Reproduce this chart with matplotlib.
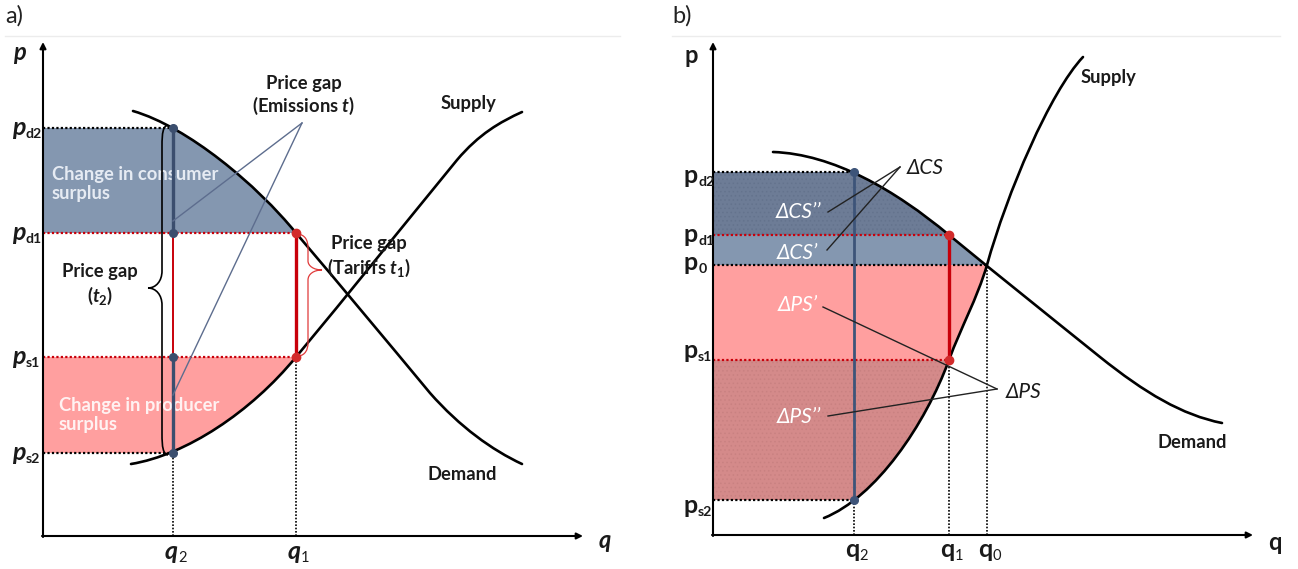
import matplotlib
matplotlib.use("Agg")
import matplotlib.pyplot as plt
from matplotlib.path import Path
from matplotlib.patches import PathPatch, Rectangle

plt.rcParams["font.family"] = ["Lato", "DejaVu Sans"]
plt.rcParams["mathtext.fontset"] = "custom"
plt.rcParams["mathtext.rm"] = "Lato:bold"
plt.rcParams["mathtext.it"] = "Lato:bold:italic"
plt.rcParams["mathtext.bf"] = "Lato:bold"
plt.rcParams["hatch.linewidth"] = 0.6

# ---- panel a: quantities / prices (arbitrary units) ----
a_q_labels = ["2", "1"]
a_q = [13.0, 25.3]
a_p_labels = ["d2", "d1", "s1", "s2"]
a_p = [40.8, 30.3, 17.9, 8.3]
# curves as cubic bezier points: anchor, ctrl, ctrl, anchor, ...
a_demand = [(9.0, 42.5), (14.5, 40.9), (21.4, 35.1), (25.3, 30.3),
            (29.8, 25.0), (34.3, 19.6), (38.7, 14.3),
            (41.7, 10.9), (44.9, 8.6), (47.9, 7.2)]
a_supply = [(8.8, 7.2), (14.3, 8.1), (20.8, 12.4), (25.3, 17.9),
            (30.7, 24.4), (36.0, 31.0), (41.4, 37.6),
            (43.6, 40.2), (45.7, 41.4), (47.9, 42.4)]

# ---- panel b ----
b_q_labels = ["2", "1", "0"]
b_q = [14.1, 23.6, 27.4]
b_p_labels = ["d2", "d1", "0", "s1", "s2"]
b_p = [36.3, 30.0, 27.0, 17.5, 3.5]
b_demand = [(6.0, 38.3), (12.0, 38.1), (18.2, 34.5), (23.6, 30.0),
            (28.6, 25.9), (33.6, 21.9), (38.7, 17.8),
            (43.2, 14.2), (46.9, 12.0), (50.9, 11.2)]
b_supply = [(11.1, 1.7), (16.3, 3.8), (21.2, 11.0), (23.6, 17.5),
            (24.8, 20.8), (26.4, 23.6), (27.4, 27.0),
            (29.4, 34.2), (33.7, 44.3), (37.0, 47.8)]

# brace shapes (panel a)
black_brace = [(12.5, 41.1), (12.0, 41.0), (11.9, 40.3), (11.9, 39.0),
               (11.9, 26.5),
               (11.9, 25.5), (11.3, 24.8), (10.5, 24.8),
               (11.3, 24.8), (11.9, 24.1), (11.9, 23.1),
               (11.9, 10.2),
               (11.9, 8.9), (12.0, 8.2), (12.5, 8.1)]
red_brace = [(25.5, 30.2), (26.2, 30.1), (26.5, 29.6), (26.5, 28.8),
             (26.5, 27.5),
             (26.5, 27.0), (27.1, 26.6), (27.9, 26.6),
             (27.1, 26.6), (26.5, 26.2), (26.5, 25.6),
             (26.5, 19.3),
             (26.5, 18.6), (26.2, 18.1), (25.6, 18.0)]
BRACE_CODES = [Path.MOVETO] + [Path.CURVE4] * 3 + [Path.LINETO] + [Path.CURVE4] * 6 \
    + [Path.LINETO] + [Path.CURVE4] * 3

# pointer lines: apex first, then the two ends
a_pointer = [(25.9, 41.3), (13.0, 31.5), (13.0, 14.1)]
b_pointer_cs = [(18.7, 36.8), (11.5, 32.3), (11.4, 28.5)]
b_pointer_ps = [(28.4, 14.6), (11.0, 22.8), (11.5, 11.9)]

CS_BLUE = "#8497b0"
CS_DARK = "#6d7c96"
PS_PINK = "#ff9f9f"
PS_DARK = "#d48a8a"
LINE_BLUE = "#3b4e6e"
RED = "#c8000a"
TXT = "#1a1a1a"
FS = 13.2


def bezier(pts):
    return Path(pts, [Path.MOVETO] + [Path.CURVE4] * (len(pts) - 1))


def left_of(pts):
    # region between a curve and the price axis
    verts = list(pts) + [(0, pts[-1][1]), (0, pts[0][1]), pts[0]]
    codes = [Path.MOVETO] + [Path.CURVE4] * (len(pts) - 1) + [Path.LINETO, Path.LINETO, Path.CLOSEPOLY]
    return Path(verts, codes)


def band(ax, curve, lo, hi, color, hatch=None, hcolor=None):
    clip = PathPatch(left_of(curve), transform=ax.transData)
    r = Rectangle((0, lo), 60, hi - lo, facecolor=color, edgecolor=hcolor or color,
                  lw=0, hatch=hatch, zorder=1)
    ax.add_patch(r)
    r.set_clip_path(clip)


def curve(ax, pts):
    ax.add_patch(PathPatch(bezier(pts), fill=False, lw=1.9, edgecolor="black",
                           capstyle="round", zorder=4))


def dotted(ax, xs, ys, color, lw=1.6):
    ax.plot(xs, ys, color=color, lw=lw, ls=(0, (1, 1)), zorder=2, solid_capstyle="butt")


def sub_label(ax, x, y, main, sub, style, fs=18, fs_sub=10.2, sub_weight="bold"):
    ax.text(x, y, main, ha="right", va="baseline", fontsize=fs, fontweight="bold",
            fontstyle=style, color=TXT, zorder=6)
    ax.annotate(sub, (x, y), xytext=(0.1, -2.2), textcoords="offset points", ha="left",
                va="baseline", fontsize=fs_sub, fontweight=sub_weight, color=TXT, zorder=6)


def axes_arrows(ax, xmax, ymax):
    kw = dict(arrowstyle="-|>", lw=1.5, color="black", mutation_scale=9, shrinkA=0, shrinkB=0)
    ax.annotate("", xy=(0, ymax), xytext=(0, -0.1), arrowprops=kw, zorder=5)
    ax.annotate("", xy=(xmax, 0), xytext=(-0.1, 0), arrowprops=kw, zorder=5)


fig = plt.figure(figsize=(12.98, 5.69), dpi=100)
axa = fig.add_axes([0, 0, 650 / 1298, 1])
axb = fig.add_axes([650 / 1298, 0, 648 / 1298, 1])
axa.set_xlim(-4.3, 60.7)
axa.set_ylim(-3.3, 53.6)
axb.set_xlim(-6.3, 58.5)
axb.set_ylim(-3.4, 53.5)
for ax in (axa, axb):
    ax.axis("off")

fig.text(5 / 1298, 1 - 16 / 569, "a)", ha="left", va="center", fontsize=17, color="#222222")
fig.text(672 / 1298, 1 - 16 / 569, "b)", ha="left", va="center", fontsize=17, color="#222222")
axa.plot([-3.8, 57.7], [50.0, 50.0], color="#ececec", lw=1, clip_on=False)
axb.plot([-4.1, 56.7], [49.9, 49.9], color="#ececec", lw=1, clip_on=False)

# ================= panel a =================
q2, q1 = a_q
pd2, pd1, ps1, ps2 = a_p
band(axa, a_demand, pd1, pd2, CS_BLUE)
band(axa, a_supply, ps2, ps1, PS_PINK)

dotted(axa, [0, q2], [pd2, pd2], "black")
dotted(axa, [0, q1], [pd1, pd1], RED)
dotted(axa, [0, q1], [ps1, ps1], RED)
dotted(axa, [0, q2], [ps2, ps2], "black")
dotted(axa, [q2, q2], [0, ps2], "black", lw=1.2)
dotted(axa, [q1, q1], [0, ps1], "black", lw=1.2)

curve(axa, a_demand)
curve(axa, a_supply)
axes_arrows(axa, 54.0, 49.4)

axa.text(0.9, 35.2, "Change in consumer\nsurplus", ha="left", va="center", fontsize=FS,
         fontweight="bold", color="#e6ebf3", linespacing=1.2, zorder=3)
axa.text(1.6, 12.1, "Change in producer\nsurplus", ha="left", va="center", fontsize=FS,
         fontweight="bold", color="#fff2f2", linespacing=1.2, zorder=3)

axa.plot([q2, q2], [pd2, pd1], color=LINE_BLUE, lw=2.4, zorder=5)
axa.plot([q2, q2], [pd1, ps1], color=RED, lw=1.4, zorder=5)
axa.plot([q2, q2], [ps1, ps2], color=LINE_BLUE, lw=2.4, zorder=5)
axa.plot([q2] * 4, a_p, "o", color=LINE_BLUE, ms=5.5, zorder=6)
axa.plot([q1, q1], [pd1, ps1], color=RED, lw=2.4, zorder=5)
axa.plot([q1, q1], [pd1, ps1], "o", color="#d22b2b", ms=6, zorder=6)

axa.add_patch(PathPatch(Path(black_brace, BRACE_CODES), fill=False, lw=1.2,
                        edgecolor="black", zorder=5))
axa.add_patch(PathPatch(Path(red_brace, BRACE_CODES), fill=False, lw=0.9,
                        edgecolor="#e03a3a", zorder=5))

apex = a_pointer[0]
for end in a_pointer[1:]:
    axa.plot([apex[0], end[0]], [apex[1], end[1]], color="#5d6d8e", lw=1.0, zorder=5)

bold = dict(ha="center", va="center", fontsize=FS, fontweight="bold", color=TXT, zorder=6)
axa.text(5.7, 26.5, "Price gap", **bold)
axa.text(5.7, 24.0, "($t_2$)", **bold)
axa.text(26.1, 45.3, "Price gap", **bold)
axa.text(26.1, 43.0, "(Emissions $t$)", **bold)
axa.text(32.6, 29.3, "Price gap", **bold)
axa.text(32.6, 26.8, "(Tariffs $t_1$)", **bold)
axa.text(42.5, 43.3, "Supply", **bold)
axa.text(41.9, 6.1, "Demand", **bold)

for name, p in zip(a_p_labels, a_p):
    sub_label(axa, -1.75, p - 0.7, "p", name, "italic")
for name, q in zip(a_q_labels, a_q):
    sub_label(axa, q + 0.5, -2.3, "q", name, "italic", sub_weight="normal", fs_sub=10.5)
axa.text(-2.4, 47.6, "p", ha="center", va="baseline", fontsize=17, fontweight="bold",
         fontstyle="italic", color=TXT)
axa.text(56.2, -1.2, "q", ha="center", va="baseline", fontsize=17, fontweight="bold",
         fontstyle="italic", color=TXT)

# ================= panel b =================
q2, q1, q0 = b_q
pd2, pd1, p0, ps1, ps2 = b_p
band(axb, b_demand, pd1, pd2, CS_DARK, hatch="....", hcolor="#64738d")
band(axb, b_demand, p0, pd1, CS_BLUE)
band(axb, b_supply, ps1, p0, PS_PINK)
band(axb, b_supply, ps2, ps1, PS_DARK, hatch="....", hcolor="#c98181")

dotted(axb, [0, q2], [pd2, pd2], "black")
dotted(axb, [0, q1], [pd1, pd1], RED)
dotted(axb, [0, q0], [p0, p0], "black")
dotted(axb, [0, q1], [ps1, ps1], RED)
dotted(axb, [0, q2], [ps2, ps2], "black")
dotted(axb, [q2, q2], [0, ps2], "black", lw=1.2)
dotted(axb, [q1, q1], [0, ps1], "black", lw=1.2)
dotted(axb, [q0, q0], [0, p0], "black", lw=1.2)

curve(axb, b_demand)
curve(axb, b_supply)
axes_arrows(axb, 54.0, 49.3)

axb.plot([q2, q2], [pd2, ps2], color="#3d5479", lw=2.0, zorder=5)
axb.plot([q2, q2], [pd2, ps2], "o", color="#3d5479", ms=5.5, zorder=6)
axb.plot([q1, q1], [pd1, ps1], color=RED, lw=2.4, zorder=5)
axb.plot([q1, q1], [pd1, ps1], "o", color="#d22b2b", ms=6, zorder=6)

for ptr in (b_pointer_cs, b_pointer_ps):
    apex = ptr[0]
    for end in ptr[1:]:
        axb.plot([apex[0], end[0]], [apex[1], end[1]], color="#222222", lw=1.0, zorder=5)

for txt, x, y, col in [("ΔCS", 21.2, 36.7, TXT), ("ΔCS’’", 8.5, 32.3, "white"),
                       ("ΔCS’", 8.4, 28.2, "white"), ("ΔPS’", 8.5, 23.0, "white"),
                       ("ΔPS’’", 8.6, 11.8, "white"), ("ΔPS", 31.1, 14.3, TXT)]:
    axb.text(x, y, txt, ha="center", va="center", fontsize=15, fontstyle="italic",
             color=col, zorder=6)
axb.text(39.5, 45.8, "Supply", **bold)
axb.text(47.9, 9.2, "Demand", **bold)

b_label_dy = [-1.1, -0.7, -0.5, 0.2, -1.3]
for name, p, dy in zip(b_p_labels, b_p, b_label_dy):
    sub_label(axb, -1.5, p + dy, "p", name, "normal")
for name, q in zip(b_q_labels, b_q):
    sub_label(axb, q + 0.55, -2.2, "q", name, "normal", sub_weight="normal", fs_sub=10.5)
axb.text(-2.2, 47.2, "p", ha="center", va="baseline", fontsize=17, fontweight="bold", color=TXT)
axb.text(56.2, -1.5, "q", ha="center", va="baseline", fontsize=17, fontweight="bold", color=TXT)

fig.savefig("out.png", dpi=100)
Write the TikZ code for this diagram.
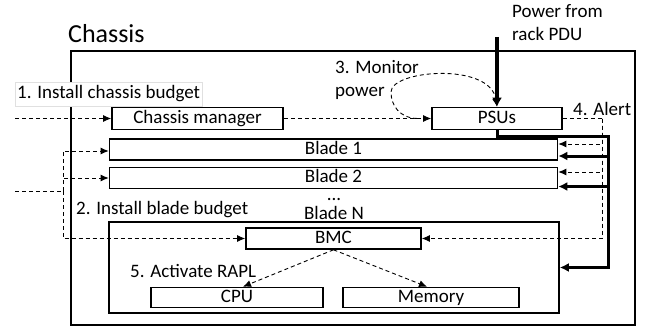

> WHAT IS NEEDED
Going through the entries above, tally each line that has the word "this". Answer with the number only.

> FINAL RESULT
2